I.B.M., Apple Launch Offensives In War for Precollegiate Market
Launching new offensives in their war over the education market, Apple Computer Inc. and the International Business Machines Corporation have unveiled marketing strategies and products designed to appeal to precollegiate educators.
Earlier this month, i.b.m., which hopes to challenge Apple's position as the dominant manufacturer of computers for the school market, announced the introduction of a new microcomputer, the Model 25 286, aimed directly at teachers and administrators.
And Apple, in a videotape distributed this month to thousands of educators nationwide, announced that it plans to offer an inexpensive Macintosh computer with a color monitor to the school market during the 1990-91 school year.
Ibm argues that its new machine--which carries a list price of $2,995, but which is available at a discount to educators--is flexible enough to be used as a computer workstation, as part of a local network, or in "a classroom multimedia educational system."
Both Apple and ibm have touted multimedia applications--the fusing of graphics, sound, data processing, and video through a computer link--as the most promising future use of computers in the classroom. (See Education Week, March 29, 1989.)
In a interview earlier this year, James E. Dezell, the general manager of ibm's Educational Systems division, said the company views the technology as an integral element in the restructuring of schools, both as a tool to help teachers and as a learning resource geared to media-savvy students.
"We have to provide courseware that is dramatically compelling to children, as compelling to children as MTV," he said.
In the meantime, Apple has distributed a videotape in which its chairman, John Sculley, promises4that the company's new machine will be able to run programs developed for the aging inventory of Apple II computers that make up the bulk of the micocomputers in precollegiate institutions.
Educators frequently point out that most schools cannot afford to take advantage of Apple's HyperCard programming language, which Apple promotes as ideally suited to developing multimedia instructional applications, because it can only be run on a Macintosh with expanded memory.
Mr. Sculley says, however, that "our product-development efforts have shifted toward the lower end of the Macintosh line."
As a further incentive to educators who might be contemplating an upgrading of their computer sytems, Apple last week announced educational discounts on Macintosh computers.
Sandra Bateman, Apple's manager for the K-12 market, said the company's policy forbids discussion of specific prices.
But a source within the company said a complex discount program, which will remain in effect until the new, "entry level" Macintoshs are introduced, will slash the price of at least one existing model, the Macintosh Plus, to less than half the current suggested retail price. Similar discounts will be available on other Macintosh models, the source said.
The introduction of the new policy is timed, the source said, to appease school buyers, who traditionally make their purchases at the end of the school year.
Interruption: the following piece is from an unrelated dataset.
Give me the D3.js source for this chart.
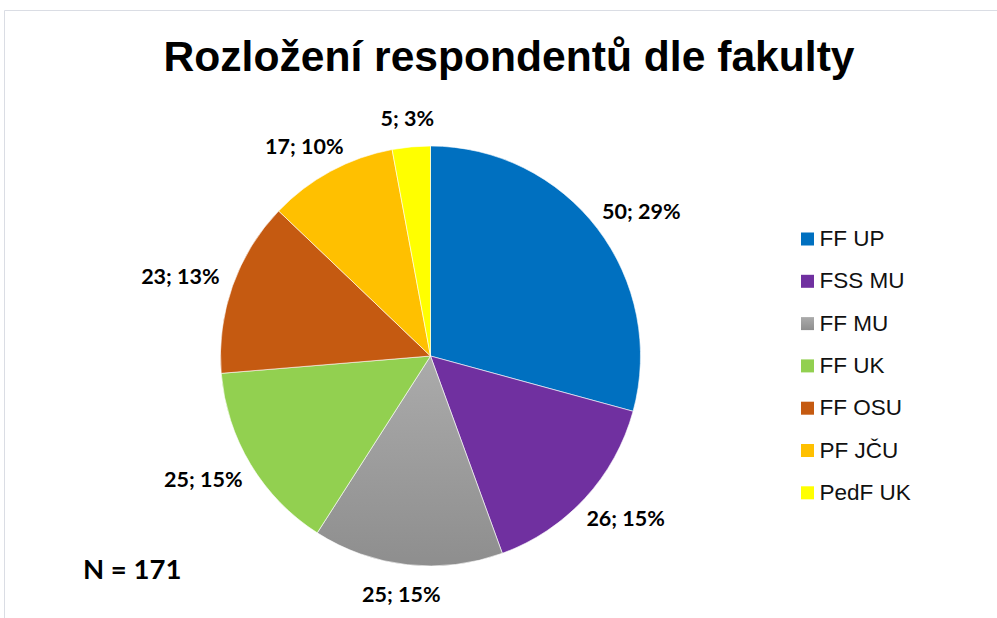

School buyers had complained that they were slighted by Apple's previous policy of offering discounts at the end of the calendar year.
Apple, which has it roots in educational applications of microcomputers, has long dominated the school market with its Apple II line.
In recent years, however, ibm, which had suffered under the perception that it ignored the school market, has begun to court educators through its Educational Systems division.